Jeffrey Round is something of a literary jack-of-all-trades.
Originally from Sudbury and now living in Toronto, he wrote poetry as a teen and came to novel writing as an adult. His first book, A Cage of Bones, follows the exploits of a young Canadian man who is thrust into the world of Italian modelling, becoming romantically involved with a political activist along the way. He is also the author of The Honey Locust, a critically acclaimed novel about the events of the Bosnian war. Round has worked in the theatre as a director and playwright and was the founder of the Church-Wellesley Review, Toronto’s first print journal of LGBT creative writing.
He had difficulty at first finding a Canadian publisher for his books, in part because they were seen as “gay novels” and publishers didn’t feel they had much market potential. A Cage of Bones was published by a British press, and The P’Town Murders, first in the Bradford Fairfax mystery series, by an American one. He did eventually pique the interest of Canadian publishers, however, with Cormorant Books publishing The Honey Locust and Dundurn Press putting out his Dan Sharp mystery series, beginning with Lake on the Mountain (which won a Lambda award in 2013).
“When I was a kid, I was incredibly fond of the series books — the Hardy Boys, the Nancy Drew, and even the Bobbsey Twins . . . I couldn’t get enough of them,” Round says. He studied literature at Dalhousie Univeristy and came to mystery at the height of his frustrations with the publishing world. An incident with a peeping tom while in a friend’s Jacuzzi gave him the idea for a comic mystery novel, and thus Bradford Fairfax was born. Used to working on books for years at a time, Round discovered that he could write mystery novels in a fraction of that time and that the market for those books was much hungrier.

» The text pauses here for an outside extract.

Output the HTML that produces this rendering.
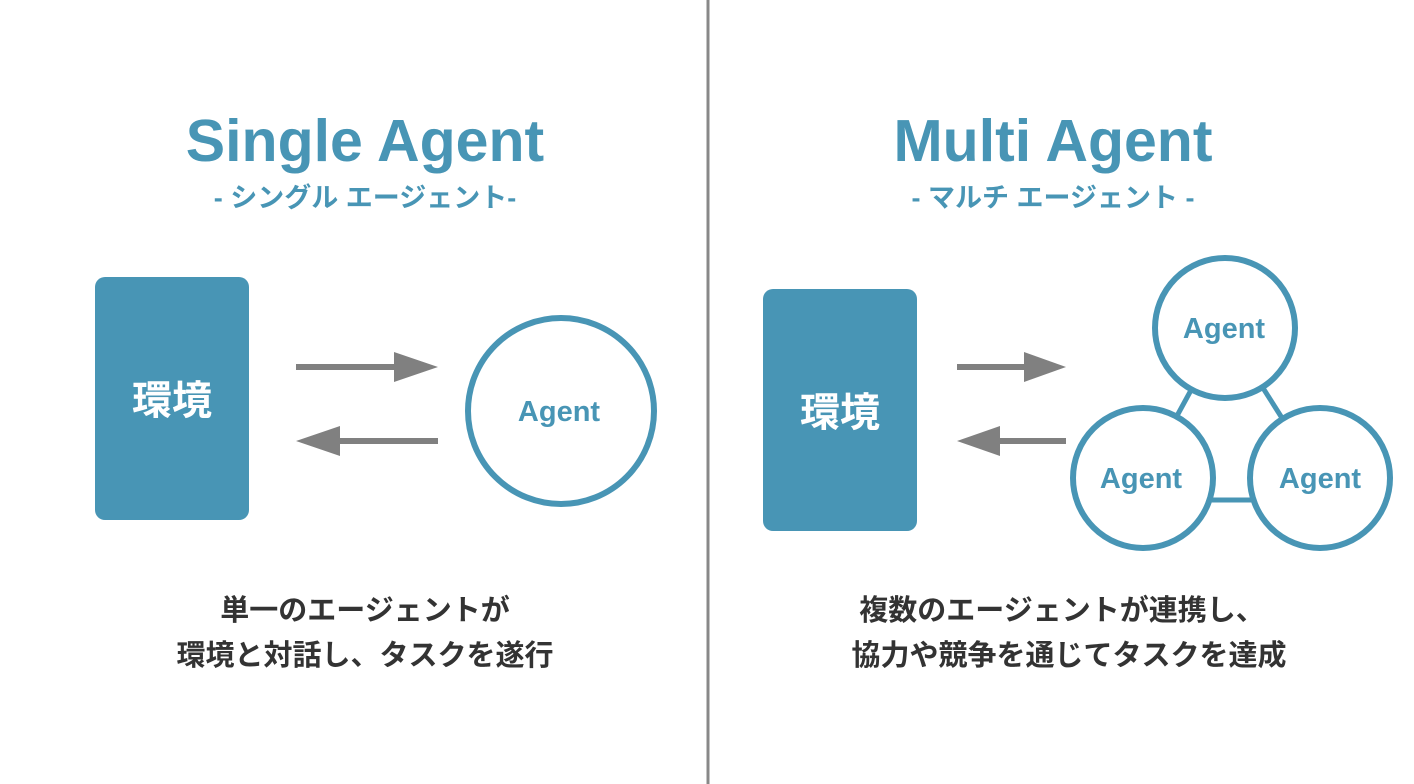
<!DOCTYPE html>
<html><head><meta charset="utf-8"><style>
body{margin:0;width:1414px;height:784px;background:#fff;overflow:hidden;position:relative;font-family:"Liberation Sans","Noto Sans CJK JP",sans-serif}
</style></head><body>
<svg width="1414" height="784" style="position:absolute;left:0;top:0" font-family="Liberation Sans, Noto Sans CJK JP, sans-serif" font-weight="bold">
<line x1="708" y1="0" x2="708" y2="784" stroke="#888" stroke-width="3"/>
<text x="365" y="161" font-size="59" fill="#4895b5" text-anchor="middle">Single Agent</text>
<text x="365" y="207" font-size="27" fill="#4895b5" text-anchor="middle">- シングル エージェント-</text>
<text x="1053" y="161" font-size="59" fill="#4895b5" text-anchor="middle">Multi Agent</text>
<text x="1053" y="207" font-size="27" fill="#4895b5" text-anchor="middle">- マルチ エージェント -</text>
<rect x="95" y="277" width="154" height="243" rx="10" fill="#4895b5"/>
<text x="172" y="414" font-size="40" fill="#fff" text-anchor="middle">環境</text>
<g fill="#808080">
<rect x="296" y="364" width="102" height="6"/><polygon points="394,352 438,367 394,382"/>
<rect x="336" y="438" width="102" height="6"/><polygon points="340,426 296,441 340,456"/>
<rect x="957" y="364" width="72" height="6"/><polygon points="1024,352 1066,367 1024,382"/>
<rect x="998" y="438" width="68" height="6"/><polygon points="1000,426 957,441 1000,456"/>
</g>
<circle cx="561" cy="411" r="93" fill="#fff" stroke="#4895b5" stroke-width="6"/>
<text x="559" y="421" font-size="29" fill="#4895b5" text-anchor="middle">Agent</text>
<rect x="763" y="289" width="154" height="242" rx="10" fill="#4895b5"/>
<text x="840" y="426" font-size="40" fill="#fff" text-anchor="middle">環境</text>
<g stroke="#4895b5" stroke-width="5">
<line x1="1225" y1="328" x2="1143" y2="478"/><line x1="1225" y1="328" x2="1320" y2="478"/><line x1="1143" y1="500" x2="1320" y2="500"/>
</g>
<g fill="#fff" stroke="#4895b5" stroke-width="6">
<circle cx="1225" cy="328" r="70"/><circle cx="1143" cy="478" r="70"/><circle cx="1320" cy="478" r="70"/>
</g>
<g font-size="29" fill="#4895b5" text-anchor="middle">
<text x="1224" y="338">Agent</text><text x="1141" y="488">Agent</text><text x="1320" y="488">Agent</text>
</g>
<g font-size="29" fill="#333" text-anchor="middle">
<text x="365" y="620">単一のエージェントが</text>
<text x="365" y="665">環境と対話し、タスクを遂行</text>
<text x="1062" y="620">複数のエージェントが連携し、</text>
<text x="1069" y="665">協力や競争を通じてタスクを達成</text>
</g>
</svg>
</body></html>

“What I did learn was that I really enjoyed writing lighter works,” he says. “Up until then I hadn’t really accessed that part of my personality.” Vanished in Vallarta is the third installment in the Bradford Fairfax series, following The P’Town Murders and Death in Key West. The novel finds our hero, who works as a top-secret agent for the mysterious Box 77, on assignment in Puerto Vallarta. His mission is to preserve world peace by preventing the kidnapping of a famous Canadian chanteuse, a feat he’ll accomplish no matter how many cocktails it takes.
Round says he envisions a total of eight books in the series and already has a fourth installment penned. “They just come to me so easily, and I enjoy them so much I just can’t resist them,” he says. But it’s not all lightness and mirth; the Dan Sharp series, of which the newly released Pumpkin Eater is the second installment of a planned trilogy, takes a decidedly darker tone.
“Usually, I focus in on one book, but I don’t finish it,” Round says of his writing style. “Then I will move to another, and while I’m on that other I’ll get ideas for the one that I’ve just put aside . . . because I enjoy the writing so much I prefer to do it when it comes to me rather than when I have to chase it.”
Pumpkin Eater begins with our hero searching for a missing person in an abandoned Toronto pork warehouse in the middle of the night. What he finds is disturbing and sets off a chain of events leading to a serial killer. “Dan is kind of a composite of the darker sides of me and some of the kids that I grew up with in Sudbury,” Round says. “There’s a lot of darkness that propels him.” Dan Sharp is the result of a troubled childhood, snippets of which are hinted at throughout the book; his mother died when he was four years old, and his father was negligent and abusive. Round says this reflects an all-too-common scenario among families in Sudbury when he was growing up.
Sharp is also the father of a teenage boy, the result of a short-lived liaison with a woman in his youth. “A lot of those choices were made for me,” Round says. “They just came from my intuitive sense of ‘Follow this character in this direction.’” Fairfax, on the other hand, is a decidedly lighter character. “Brad is my giddy self,” Round says. “That comes out of me when I’m on a vacation somewhere . . . where I’m just being lighthearted and looking for the next martini bar or the next flop-down on the beach or whatever it may be.”
Vanished in Vallarta is a lighthearted read; the characters hop from the beach to the bar, enjoying all the partying and libations Puerto Vallarta’s gay scene has to offer. They’re a colourful bunch, from the spirit-channelling drag queen Esmeralda to Jarod, an aging, skincare-obsessed twink who might be more than he appears, to a pair of look-alike Brazilian lovers with surly dispositions and a penchant for PDA. Also on the colourful side, quite literally, is Brad’s blue-haired boyfriend Zach, an agent-in-training with an affinity for new-age mystique (a running theme in the Fairfax books).
For his part, Round tries not to pigeonhole himself as a writer of any particular genre. “I think good writing is good writing. It holds your attention or, conversely, it doesn’t,” he says. “To me everything is a genre, so there’s no sense saying, ‘Okay, there’s literature and then there’s everything else’ . . . we deny ourselves great pleasure and also great learning if we look at these books and say, ‘This is lesser than this.’”
Nowhere does this ring truer than in his two latest releases, each a different side of the mystery-novel coin and each with its story to tell.